How to Prepare for Quantum-Accelerated AI Systems

  • Understand Your Latency Constraints: Evaluate whether your AI or HPC workloads require real-time quantum-classical interaction or can tolerate batch-style, asynchronous quantum access through cloud APIs.
  • Assess Quantum Machine Learning Readiness: Determine if your organization has expertise in quantum feature engineering, quantum reservoir computing, or hybrid neural network design, as these are the near-term applications where quantum acceleration delivers measurable value.
  • Plan Infrastructure Alignment: If considering on-premise quantum deployment, ensure your data center can accommodate NVIDIA accelerated computing infrastructure and FPGA-based quantum system controllers compatible with NVQLink architecture.

"This is not just a demonstration of connectivity. This validation confirms a technical path toward integrating photonic QPUs into the HPC accelerator stack. For the HPC community, the important shift is that quantum processors can start to be treated less like remote experimental instruments and more like accelerators deployed alongside GPUs," said Jean Senellart, Chief Technology and Product Officer at Quandela.

Jean Senellart, Chief Technology and Product Officer at Quandela

The validation also reflects broader industry momentum. NVIDIA's Sam Stanwyck, Director of Quantum Product, emphasized the significance of tightly integrating quantum systems with accelerated computing, noting that such integration will fundamentally transform how researchers think about computing applications when information can pass seamlessly between different processors.

What Makes Photonic Quantum Computing Different?

Photonic quantum processors, which use photons (particles of light) as quantum bits, offer distinctive advantages over other quantum computing approaches. They operate at room temperature, require far less energy to maintain than superconducting quantum systems, and can be manufactured using existing semiconductor fabrication techniques. Quandela's MosaiQ platform, the company's photonic quantum computing system, is designed with FPGA-based control capabilities aligned with NVIDIA's Quantum System Controller model, making it architecturally compatible with the NVQLink integration framework.

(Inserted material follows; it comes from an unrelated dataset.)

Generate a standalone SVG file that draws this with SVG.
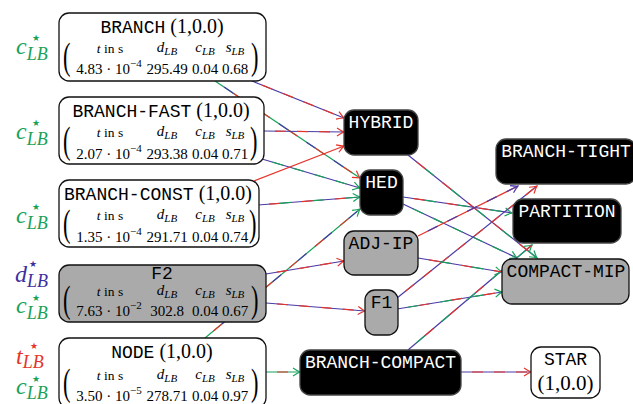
<svg xmlns="http://www.w3.org/2000/svg" width="633" height="404" viewBox="0 0 633 404">
<defs>
<style>
.nw{fill:#fff;stroke:#111;stroke-width:1.3}
.ng{fill:#aaa;stroke:#111;stroke-width:1.3}
.nk{fill:#000;stroke:#444;stroke-width:1.3}
.mono{font-family:"Liberation Mono",monospace;font-size:18px}
.mw{font-family:"Liberation Mono",monospace;font-size:18px;fill:#fff;text-anchor:middle}
.mb{font-family:"Liberation Mono",monospace;font-size:18px;fill:#000;text-anchor:middle}
.ser{font-family:"Liberation Serif",serif}
.par{font-family:"Liberation Serif",serif;font-size:32px}
.hd{font-family:"Liberation Serif",serif;font-size:13.5px;text-anchor:middle}
.num{font-family:"Liberation Serif",serif;font-size:15px;text-anchor:middle}
.lbl{font-family:"Liberation Serif",serif;font-style:italic}
.st{font-family:"DejaVu Sans",sans-serif;font-size:9px}
.e line{stroke-width:1.2;fill:none}
.r{stroke:#e5352b}.b{stroke:#4a3aa6}.g{stroke:#17a25a}
.d2{stroke-dasharray:11 11;stroke-dashoffset:-11}
.d3a{stroke-dasharray:11 22;stroke-dashoffset:-11}
.d3b{stroke-dasharray:11 22;stroke-dashoffset:-22}
</style>
<marker id="ar" viewBox="-9 -5 10 10" refX="0" refY="0" markerWidth="10" markerHeight="10" markerUnits="userSpaceOnUse" orient="auto"><path d="M-7,-4 Q-2.5,-1 0,0 Q-2.5,1 -7,4" fill="none" stroke="#e5352b" stroke-width="1.2"/></marker>
<marker id="ab" viewBox="-9 -5 10 10" refX="0" refY="0" markerWidth="10" markerHeight="10" markerUnits="userSpaceOnUse" orient="auto"><path d="M-7,-4 Q-2.5,-1 0,0 Q-2.5,1 -7,4" fill="none" stroke="#4a3aa6" stroke-width="1.2"/></marker>
<marker id="ag" viewBox="-9 -5 10 10" refX="0" refY="0" markerWidth="10" markerHeight="10" markerUnits="userSpaceOnUse" orient="auto"><path d="M-7,-4 Q-2.5,-1 0,0 Q-2.5,1 -7,4" fill="none" stroke="#17a25a" stroke-width="1.2"/></marker>
</defs>

<g id="connectors" class="e">
<g><line x1="252" y1="81" x2="344" y2="118" class="b" marker-end="url(#ar)"/><line x1="252" y1="81" x2="344" y2="118" class="r d2"/></g>
<g><line x1="215" y1="81" x2="360" y2="178" class="g" marker-end="url(#ar)"/><line x1="215" y1="81" x2="360" y2="178" class="b d3a"/><line x1="215" y1="81" x2="360" y2="178" class="r d3b"/></g>
<g><line x1="264" y1="131" x2="344" y2="132" class="b" marker-end="url(#ar)"/><line x1="264" y1="131" x2="344" y2="132" class="r d2"/></g>
<g><line x1="262" y1="159" x2="360" y2="188" class="b" marker-end="url(#ag)"/><line x1="262" y1="159" x2="360" y2="188" class="g d2"/></g>
<g><line x1="254" y1="181" x2="344" y2="146" class="r" marker-end="url(#ar)"/></g>
<g><line x1="258" y1="205" x2="360" y2="197" class="b" marker-end="url(#ag)"/><line x1="258" y1="205" x2="360" y2="197" class="r d3a"/><line x1="258" y1="205" x2="360" y2="197" class="g d3b"/></g>
<g><line x1="205" y1="338" x2="360" y2="209" class="g" marker-end="url(#ag)"/><line x1="205" y1="338" x2="360" y2="209" class="r d3a"/><line x1="205" y1="338" x2="360" y2="209" class="b d3b"/></g>
<g><line x1="266" y1="274" x2="344" y2="261" class="b" marker-end="url(#ar)"/><line x1="266" y1="274" x2="344" y2="261" class="r d2"/></g>
<g><line x1="266" y1="303" x2="365" y2="311" class="b" marker-end="url(#ar)"/><line x1="266" y1="303" x2="365" y2="311" class="r d2"/></g>
<g><line x1="266" y1="372" x2="300" y2="372" class="g" marker-end="url(#ag)"/><line x1="266" y1="372" x2="300" y2="372" class="r d2"/></g>
<g><line x1="461" y1="372" x2="531" y2="372" class="b" marker-end="url(#ar)"/><line x1="461" y1="372" x2="531" y2="372" class="r d2"/></g>
<g><line x1="408" y1="155" x2="537" y2="258" class="b" marker-end="url(#ag)"/><line x1="408" y1="155" x2="537" y2="258" class="r d3a"/><line x1="408" y1="155" x2="537" y2="258" class="g d3b"/></g>
<g><line x1="403" y1="197" x2="512" y2="213" class="b" marker-end="url(#ag)"/><line x1="403" y1="197" x2="512" y2="213" class="r d3a"/><line x1="403" y1="197" x2="512" y2="213" class="g d3b"/></g>
<g><line x1="403" y1="204" x2="517" y2="258" class="b" marker-end="url(#ag)"/><line x1="403" y1="204" x2="517" y2="258" class="g d2"/></g>
<g><line x1="418" y1="236" x2="518" y2="186" class="r" marker-end="url(#ab)"/><line x1="418" y1="236" x2="518" y2="186" class="b d2"/></g>
<g><line x1="397" y1="298" x2="537" y2="186" class="b" marker-end="url(#ar)"/><line x1="397" y1="298" x2="537" y2="186" class="r d2"/></g>
<g><line x1="418" y1="258" x2="502" y2="272" class="b" marker-end="url(#ag)"/><line x1="418" y1="258" x2="502" y2="272" class="r d3a"/><line x1="418" y1="258" x2="502" y2="272" class="g d3b"/></g>
<g><line x1="397" y1="309" x2="502" y2="292" class="b" marker-end="url(#ag)"/><line x1="397" y1="309" x2="502" y2="292" class="g d3a"/><line x1="397" y1="309" x2="502" y2="292" class="r d3b"/></g>
<g><line x1="408" y1="350" x2="532" y2="245" class="b" marker-end="url(#ag)"/><line x1="408" y1="350" x2="532" y2="245" class="g d3a"/><line x1="408" y1="350" x2="532" y2="245" class="r d3b"/></g>
</g>

<g id="branch">
<rect x="59" y="13" width="207" height="68" rx="10" class="nw"/>
<text x="162" y="33" text-anchor="middle"><tspan class="mono">BRANCH</tspan><tspan class="ser" font-size="20"> (1,0.0)</tspan></text>
<text class="par" transform="translate(63,68.5) scale(0.7,1.2)">(</text>
<text class="par" transform="translate(251,68.5) scale(0.7,1.2)">)</text>
<text x="110" y="53" class="hd"><tspan font-style="italic">t</tspan> in s</text>
<text x="167" y="52" class="hd"><tspan font-style="italic" font-size="15">d</tspan><tspan font-style="italic" font-size="11" dy="3">LB</tspan></text>
<text x="205" y="52" class="hd"><tspan font-style="italic" font-size="15">c</tspan><tspan font-style="italic" font-size="11" dy="3">LB</tspan></text>
<text x="235" y="52" class="hd"><tspan font-style="italic" font-size="15">s</tspan><tspan font-style="italic" font-size="11" dy="3">LB</tspan></text>
<text x="109" y="74" class="num">4.83 · 10<tspan font-size="11" dy="-7">−4</tspan></text>
<text x="167" y="74" class="num">295.49</text>
<text x="205" y="74" class="num">0.04</text>
<text x="235" y="74" class="num">0.68</text>
<text x="16" y="54" class="lbl" fill="#17a25a"><tspan font-size="24">c</tspan><tspan font-size="18" dy="6">LB</tspan></text>
<text x="32" y="41" class="st" fill="#17a25a">★</text>
</g>

<g id="branch-fast">
<rect x="59" y="97" width="205" height="67" rx="10" class="nw"/>
<text x="161" y="117" text-anchor="middle"><tspan class="mono">BRANCH-FAST</tspan><tspan class="ser" font-size="20"> (1,0.0)</tspan></text>
<text class="par" transform="translate(63,152.5) scale(0.7,1.2)">(</text>
<text class="par" transform="translate(250,152.5) scale(0.7,1.2)">)</text>
<text x="110" y="137" class="hd"><tspan font-style="italic">t</tspan> in s</text>
<text x="167" y="136" class="hd"><tspan font-style="italic" font-size="15">d</tspan><tspan font-style="italic" font-size="11" dy="3">LB</tspan></text>
<text x="205" y="136" class="hd"><tspan font-style="italic" font-size="15">c</tspan><tspan font-style="italic" font-size="11" dy="3">LB</tspan></text>
<text x="235" y="136" class="hd"><tspan font-style="italic" font-size="15">s</tspan><tspan font-style="italic" font-size="11" dy="3">LB</tspan></text>
<text x="109" y="159" class="num">2.07 · 10<tspan font-size="11" dy="-7">−4</tspan></text>
<text x="167" y="159" class="num">293.38</text>
<text x="205" y="159" class="num">0.04</text>
<text x="235" y="159" class="num">0.71</text>
<text x="16" y="139" class="lbl" fill="#17a25a"><tspan font-size="24">c</tspan><tspan font-size="18" dy="6">LB</tspan></text>
<text x="32" y="126" class="st" fill="#17a25a">★</text>
</g>

<g id="branch-const">
<rect x="59" y="180" width="200" height="67" rx="10" class="nw"/>
<text x="158" y="200" text-anchor="middle"><tspan class="mono">BRANCH-CONST</tspan><tspan class="ser" font-size="20"> (1,0.0)</tspan></text>
<text class="par" transform="translate(63,235.5) scale(0.7,1.2)">(</text>
<text class="par" transform="translate(249,235.5) scale(0.7,1.2)">)</text>
<text x="110" y="220" class="hd"><tspan font-style="italic">t</tspan> in s</text>
<text x="167" y="219" class="hd"><tspan font-style="italic" font-size="15">d</tspan><tspan font-style="italic" font-size="11" dy="3">LB</tspan></text>
<text x="205" y="219" class="hd"><tspan font-style="italic" font-size="15">c</tspan><tspan font-style="italic" font-size="11" dy="3">LB</tspan></text>
<text x="235" y="219" class="hd"><tspan font-style="italic" font-size="15">s</tspan><tspan font-style="italic" font-size="11" dy="3">LB</tspan></text>
<text x="109" y="242" class="num">1.35 · 10<tspan font-size="11" dy="-7">−4</tspan></text>
<text x="167" y="242" class="num">291.71</text>
<text x="205" y="242" class="num">0.04</text>
<text x="235" y="242" class="num">0.74</text>
<text x="16" y="223" class="lbl" fill="#17a25a"><tspan font-size="24">c</tspan><tspan font-size="18" dy="6">LB</tspan></text>
<text x="32" y="210" class="st" fill="#17a25a">★</text>
</g>

<g id="f2">
<rect x="59" y="265" width="207" height="57" rx="10" class="ng"/>
<text x="162" y="279" class="mb" font-size="17">F2</text>
<text class="par" transform="translate(63,312) scale(0.7,1.2)">(</text>
<text class="par" transform="translate(251,312) scale(0.7,1.2)">)</text>
<text x="110" y="296" class="hd"><tspan font-style="italic">t</tspan> in s</text>
<text x="167" y="295" class="hd"><tspan font-style="italic" font-size="15">d</tspan><tspan font-style="italic" font-size="11" dy="3">LB</tspan></text>
<text x="205" y="295" class="hd"><tspan font-style="italic" font-size="15">c</tspan><tspan font-style="italic" font-size="11" dy="3">LB</tspan></text>
<text x="235" y="295" class="hd"><tspan font-style="italic" font-size="15">s</tspan><tspan font-style="italic" font-size="11" dy="3">LB</tspan></text>
<text x="109" y="316" class="num">7.63 · 10<tspan font-size="11" dy="-7">−2</tspan></text>
<text x="167" y="316" class="num">302.8</text>
<text x="205" y="316" class="num">0.04</text>
<text x="235" y="316" class="num">0.67</text>
<text x="15" y="282" class="lbl" fill="#3c2fa0"><tspan font-size="24">d</tspan><tspan font-size="18" dy="5">LB</tspan></text>
<text x="29" y="267" class="st" fill="#3c2fa0">★</text>
<text x="16" y="313" class="lbl" fill="#17a25a"><tspan font-size="24">c</tspan><tspan font-size="18" dy="6">LB</tspan></text>
<text x="32" y="301" class="st" fill="#17a25a">★</text>
</g>

<g id="node">
<rect x="59" y="338" width="207" height="70" rx="10" class="nw"/>
<text x="162" y="358" text-anchor="middle"><tspan class="mono">NODE</tspan><tspan class="ser" font-size="20"> (1,0.0)</tspan></text>
<text class="par" transform="translate(63,395) scale(0.7,1.2)">(</text>
<text class="par" transform="translate(251,395) scale(0.7,1.2)">)</text>
<text x="110" y="380" class="hd"><tspan font-style="italic">t</tspan> in s</text>
<text x="167" y="379" class="hd"><tspan font-style="italic" font-size="15">d</tspan><tspan font-style="italic" font-size="11" dy="3">LB</tspan></text>
<text x="205" y="379" class="hd"><tspan font-style="italic" font-size="15">c</tspan><tspan font-style="italic" font-size="11" dy="3">LB</tspan></text>
<text x="235" y="379" class="hd"><tspan font-style="italic" font-size="15">s</tspan><tspan font-style="italic" font-size="11" dy="3">LB</tspan></text>
<text x="109" y="401" class="num">3.50 · 10<tspan font-size="11" dy="-7">−5</tspan></text>
<text x="167" y="401" class="num">278.71</text>
<text x="205" y="401" class="num">0.04</text>
<text x="235" y="401" class="num">0.97</text>
<text x="16" y="364" class="lbl" fill="#e5352b"><tspan font-size="24">t</tspan><tspan font-size="18" dy="4">LB</tspan></text>
<text x="30" y="349" class="st" fill="#e5352b">★</text>
<text x="16" y="394" class="lbl" fill="#17a25a"><tspan font-size="24">c</tspan><tspan font-size="18" dy="5">LB</tspan></text>
<text x="32" y="382" class="st" fill="#17a25a">★</text>
</g>

<g id="hybrid"><rect x="344" y="110" width="74" height="45" rx="10" class="nk"/><text x="381" y="128" class="mw">HYBRID</text></g>
<g id="hed"><rect x="360" y="170" width="43" height="45" rx="10" class="nk"/><text x="381.5" y="188" class="mw">HED</text></g>
<g id="adj-ip"><rect x="344" y="231" width="74" height="44" rx="10" class="ng"/><text x="381" y="249" class="mb">ADJ-IP</text></g>
<g id="f1"><rect x="365" y="290" width="33" height="45" rx="10" class="ng"/><text x="381.5" y="308" class="mb">F1</text></g>
<g id="branch-compact"><rect x="300" y="350" width="161" height="45" rx="10" class="nk"/><text x="380.5" y="368" class="mw">BRANCH-COMPACT</text></g>
<g id="star"><rect x="531" y="347" width="69" height="51" rx="10" class="nw"/><text x="565.5" y="365" class="mb">STAR</text><text x="565.5" y="390" class="ser" font-size="21" text-anchor="middle">(1,0.0)</text></g>
<g id="branch-tight"><rect x="496" y="139" width="140" height="45" rx="10" class="nk"/><text x="566" y="157" class="mw">BRANCH-TIGHT</text></g>
<g id="partition"><rect x="513" y="199" width="108" height="44" rx="10" class="nk"/><text x="567" y="217" class="mw">PARTITION</text></g>
<g id="compact-mip"><rect x="502" y="259" width="127" height="45" rx="10" class="ng"/><text x="566" y="277" class="mb">COMPACT-MIP</text></g>
</svg>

This validation represents a technical milestone, not a commercial product launch. Quandela will present detailed results at ISC High Performance 2026 in Hamburg on June 23, 2026. The company has been deploying industrial-grade quantum systems since 2023 while developing future generations of fault-tolerant quantum computers capable of scaling through the integration of thousands of photonic components. The low-latency GPU-QPU integration demonstrated here serves as both a near-term enabler for hybrid AI and quantum machine learning workloads and a foundation for future hybrid quantum-classical computing systems where QPUs, FPGA-based control systems, and GPU-accelerated infrastructure will operate in tightly coordinated environments.

For the quantum computing industry, this shift from remote cloud access to collocated acceleration represents a maturation milestone. It signals that quantum processors are transitioning from experimental research tools to practical accelerators that can be deployed alongside classical computing infrastructure in production environments. The implications extend beyond near-term quantum machine learning applications to future quantum computing architectures where seamless quantum-classical integration becomes essential for solving complex industrial and scientific problems.